To be fair, Saudi Arabia is not to blame for the Yemen initiative staying unfulfilled. The blame falls on the complexities of Yemeni politics and the meddling by Iran, which is bent on smuggling arms into the country to destabilize it and gain a foothold in the Arabian Peninsula’s south.
In March 2011, Saudi Arabia and her GCC partners decided to deploy Peninsula Shield forces in Bahrain to protect vital installations after the escalation of clashes there between security forces and protesters.
It was the right decision to make in terms of objective and timing, except that the decision lacked a political initiative to heal sectarian and political divisions that gripped Bahrain in the wake of the Arab Spring.
Again, Iran has been exploiting the Bahrain crisis to gain a foothold at Saudi Arabia’s doorstep.
In other words, Saudi Arabia and her GCC partners succeeded in helping Bahrain cope with the situation, but failed to bring it to a close.
It seems the anchors of Saudi foreign policy no longer suit this period.
The anchors were based on making the most of the balances of powers and interests in the region without direct involvement.
The geographic, economic, demographic and Islamic credentials of Saudi Arabia allowed her to carve herself a strategic position in a strategic part of the world.
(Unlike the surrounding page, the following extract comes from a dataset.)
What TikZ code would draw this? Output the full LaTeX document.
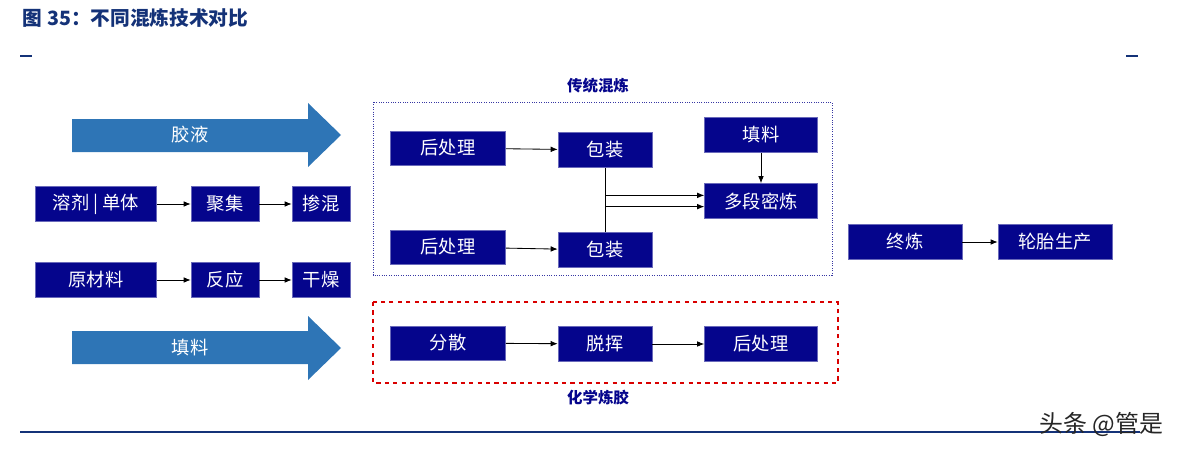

Until recently, she was one of the four legs of the Arab regional order table.
The irony is that Saudi Arabia had no military muscle to match either her geographic and economic weight or her political and regional role.
Today, she can no more be the region’s powerbroker, especially in the Arab Gulf.
Iraq and Iran were at one point the Gulf’s powerbrokers. Since the occupation of Iraq, Iran shares the role with the United States while seeking to become the region’s hegemon.
With foreign policies requiring teeth and power sources, Saudi Arabia is still relying on (1) diplomacy and financial giveaways and (2) regional and international power balances. She has control over the first two elements and controls nothing of the rest. The result is what we saw and are seeing in Iraq, Lebanon and Syria.
Clearly, the policy of relying on the balances of power game without military muscle requires revision.